**RECORDED INFORMATION**.
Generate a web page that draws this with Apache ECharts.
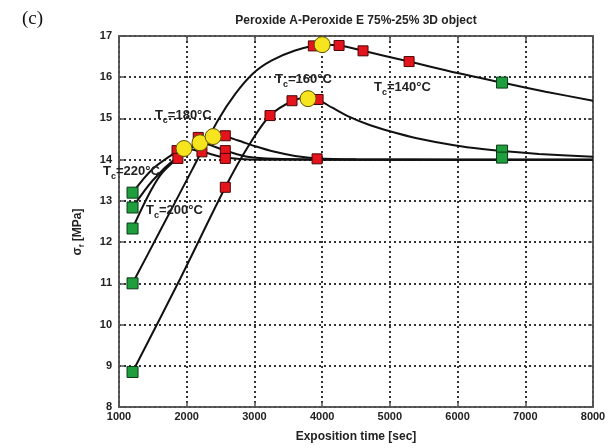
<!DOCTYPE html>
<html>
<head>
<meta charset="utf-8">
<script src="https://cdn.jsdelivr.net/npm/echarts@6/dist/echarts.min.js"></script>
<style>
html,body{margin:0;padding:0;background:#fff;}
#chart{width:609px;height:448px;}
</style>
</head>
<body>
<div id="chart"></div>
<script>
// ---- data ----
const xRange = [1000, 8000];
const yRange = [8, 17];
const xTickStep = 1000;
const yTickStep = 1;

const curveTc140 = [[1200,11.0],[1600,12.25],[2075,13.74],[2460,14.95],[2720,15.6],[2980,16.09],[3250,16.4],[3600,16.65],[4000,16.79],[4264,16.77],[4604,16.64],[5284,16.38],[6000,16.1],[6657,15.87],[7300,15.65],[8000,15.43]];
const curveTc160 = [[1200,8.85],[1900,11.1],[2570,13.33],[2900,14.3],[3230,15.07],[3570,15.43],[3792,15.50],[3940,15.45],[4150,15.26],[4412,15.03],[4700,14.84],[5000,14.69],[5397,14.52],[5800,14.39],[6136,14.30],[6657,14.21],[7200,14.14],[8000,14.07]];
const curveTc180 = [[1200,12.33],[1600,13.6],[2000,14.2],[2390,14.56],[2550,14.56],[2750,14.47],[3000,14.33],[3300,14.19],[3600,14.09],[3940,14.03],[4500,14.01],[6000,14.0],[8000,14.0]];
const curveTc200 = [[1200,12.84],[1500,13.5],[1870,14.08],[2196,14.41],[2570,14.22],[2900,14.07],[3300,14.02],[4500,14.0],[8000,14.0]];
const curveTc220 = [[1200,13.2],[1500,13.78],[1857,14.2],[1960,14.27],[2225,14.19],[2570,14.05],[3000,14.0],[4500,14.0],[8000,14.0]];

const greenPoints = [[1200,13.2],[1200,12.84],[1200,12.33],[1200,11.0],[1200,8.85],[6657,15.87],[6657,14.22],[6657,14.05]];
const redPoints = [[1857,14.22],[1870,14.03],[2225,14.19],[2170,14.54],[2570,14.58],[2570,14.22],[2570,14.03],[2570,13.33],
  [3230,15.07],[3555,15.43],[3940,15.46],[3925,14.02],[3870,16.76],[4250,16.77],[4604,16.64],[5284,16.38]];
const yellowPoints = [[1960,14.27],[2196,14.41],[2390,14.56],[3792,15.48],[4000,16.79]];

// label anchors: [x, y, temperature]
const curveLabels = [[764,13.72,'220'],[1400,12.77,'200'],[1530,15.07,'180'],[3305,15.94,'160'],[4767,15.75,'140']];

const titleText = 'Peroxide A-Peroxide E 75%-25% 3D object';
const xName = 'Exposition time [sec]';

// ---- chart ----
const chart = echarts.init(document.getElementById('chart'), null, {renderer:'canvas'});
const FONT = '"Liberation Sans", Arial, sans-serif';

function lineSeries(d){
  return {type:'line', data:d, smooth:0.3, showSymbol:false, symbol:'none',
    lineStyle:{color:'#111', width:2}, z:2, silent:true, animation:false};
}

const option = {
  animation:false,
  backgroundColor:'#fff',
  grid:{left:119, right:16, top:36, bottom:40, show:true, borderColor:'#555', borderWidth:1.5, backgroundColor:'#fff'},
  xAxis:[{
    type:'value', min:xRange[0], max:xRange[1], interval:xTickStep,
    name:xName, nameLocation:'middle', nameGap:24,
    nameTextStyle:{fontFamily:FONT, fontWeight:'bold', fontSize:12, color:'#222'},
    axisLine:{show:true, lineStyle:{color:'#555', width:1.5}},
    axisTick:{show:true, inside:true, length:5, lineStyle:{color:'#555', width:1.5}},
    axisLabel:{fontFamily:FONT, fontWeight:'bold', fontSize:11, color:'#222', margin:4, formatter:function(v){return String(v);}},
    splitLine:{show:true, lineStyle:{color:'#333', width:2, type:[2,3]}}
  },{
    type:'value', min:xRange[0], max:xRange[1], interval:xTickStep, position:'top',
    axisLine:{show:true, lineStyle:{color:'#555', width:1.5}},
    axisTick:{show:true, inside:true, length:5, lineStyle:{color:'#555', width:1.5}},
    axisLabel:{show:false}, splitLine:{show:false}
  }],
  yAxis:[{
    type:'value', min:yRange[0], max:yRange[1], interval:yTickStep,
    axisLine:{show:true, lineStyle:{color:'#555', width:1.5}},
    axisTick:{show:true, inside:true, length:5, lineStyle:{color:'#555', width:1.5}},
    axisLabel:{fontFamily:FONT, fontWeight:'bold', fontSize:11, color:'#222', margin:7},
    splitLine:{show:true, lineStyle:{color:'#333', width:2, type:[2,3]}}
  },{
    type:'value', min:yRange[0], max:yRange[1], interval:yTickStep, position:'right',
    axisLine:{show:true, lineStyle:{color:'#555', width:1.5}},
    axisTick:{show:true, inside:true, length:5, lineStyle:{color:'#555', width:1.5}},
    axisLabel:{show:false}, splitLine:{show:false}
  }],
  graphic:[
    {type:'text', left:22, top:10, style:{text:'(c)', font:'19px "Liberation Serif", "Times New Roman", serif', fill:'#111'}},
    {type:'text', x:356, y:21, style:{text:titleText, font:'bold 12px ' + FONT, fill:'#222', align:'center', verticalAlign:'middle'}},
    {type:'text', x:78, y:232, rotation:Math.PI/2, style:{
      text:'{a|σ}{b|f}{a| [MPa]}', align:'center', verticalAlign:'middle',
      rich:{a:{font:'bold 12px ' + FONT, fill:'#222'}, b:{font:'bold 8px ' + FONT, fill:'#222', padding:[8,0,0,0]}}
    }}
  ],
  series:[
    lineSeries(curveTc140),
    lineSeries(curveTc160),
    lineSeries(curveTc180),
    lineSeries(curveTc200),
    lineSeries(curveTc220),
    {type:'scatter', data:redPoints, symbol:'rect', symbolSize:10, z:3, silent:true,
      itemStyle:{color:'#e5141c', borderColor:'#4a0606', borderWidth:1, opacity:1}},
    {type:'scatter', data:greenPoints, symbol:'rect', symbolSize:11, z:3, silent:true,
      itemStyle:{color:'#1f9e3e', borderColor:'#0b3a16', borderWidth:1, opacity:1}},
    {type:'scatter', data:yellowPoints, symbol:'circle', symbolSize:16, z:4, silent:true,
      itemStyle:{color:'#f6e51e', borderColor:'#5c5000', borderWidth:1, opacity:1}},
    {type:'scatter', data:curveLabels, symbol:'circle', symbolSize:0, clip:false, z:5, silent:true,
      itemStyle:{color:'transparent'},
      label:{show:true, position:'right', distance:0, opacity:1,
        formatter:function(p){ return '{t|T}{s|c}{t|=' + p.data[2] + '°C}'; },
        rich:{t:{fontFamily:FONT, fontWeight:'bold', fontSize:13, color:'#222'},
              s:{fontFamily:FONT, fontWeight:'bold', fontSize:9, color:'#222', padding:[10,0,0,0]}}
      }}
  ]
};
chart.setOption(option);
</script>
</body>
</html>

**INSTRUCTION**.
Starting at the top of the listing above, reproduce each line up to and including the one with "const yTickStep = 1;"; omit the pictures.

**WORKED ANSWER**.
Generate a web page that draws this with Apache ECharts.
<!DOCTYPE html>
<html>
<head>
<meta charset="utf-8">
<script src="https://cdn.jsdelivr.net/npm/echarts@6/dist/echarts.min.js"></script>
<style>
html,body{margin:0;padding:0;background:#fff;}
#chart{width:609px;height:448px;}
</style>
</head>
<body>
<div id="chart"></div>
<script>
// ---- data ----
const xRange = [1000, 8000];
const yRange = [8, 17];
const xTickStep = 1000;
const yTickStep = 1;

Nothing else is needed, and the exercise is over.